On 11 March 2014, the Philippine government protested to the Chinese chargé d'affaires in Manila that the Chinese Coast Guard had on 9 March prevented two civilian vessels hired by the Philippine Navy from exchanging personnel on, and delivering supplies to the Sierra Madre. This was the first time that Chinese forces had interfered with resupply. On 13 March, the Philippines conducted an aerial resupply mission to the marines. On 1 April 2014, the Philippine Navy succeeded in getting a fishing boat with resupply and replacement marines past the Chinese blockade.

In September 2014, Rupert Wingfield-Hayes, reporting for the BBC, visited Sierra Madre which remained blockaded by the Chinese coastguard. At this time supplies for the garrison of 11 Filipino marines were dropped by air. The ship was described as in a poor condition: "The ship's sides are peppered with massive holes. Waves slosh through them right into the ship's hold."

In July 2015, Philippine Navy spokesman Colonel Edgardo Arevalo said that they were doing maintenance repair on the ship to ensure its minimum habitability.

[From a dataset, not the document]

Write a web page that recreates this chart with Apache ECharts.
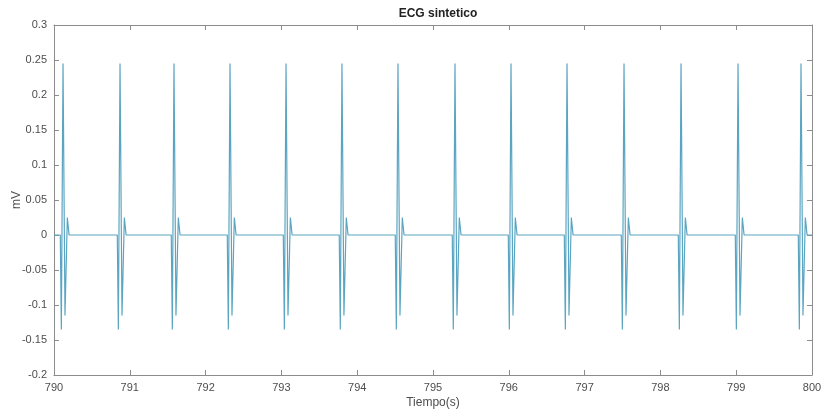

In November 2021, Chinese Coast Guard ships blocked two civilian boats resupplying the vessel.

On February 6, 2023, the Chinese Coast Guard used what the Philippines Navy described as a military grade laser to temporarily blind crew. On 6 August 2023, Chinese Coast Guard ships fired water cannon at a Philippine Coast Guard ship resupplying the Sierra Madre. Increased encounters with Chinese patrols has coincided with a change in foreign policy from Philippines President Bongbong Marcos who has increased cooperation with the US military. In February 2023, he announced an expansion of the Enhanced Defense Cooperation Agreement.

In October 2023, repairs and retrofitting to the BRP Sierra Madre started. The Philippine government aimed to improve the living conditions inside the ship by repairing the existing sleeping quarters, adding a modern kitchen, and access to the internet.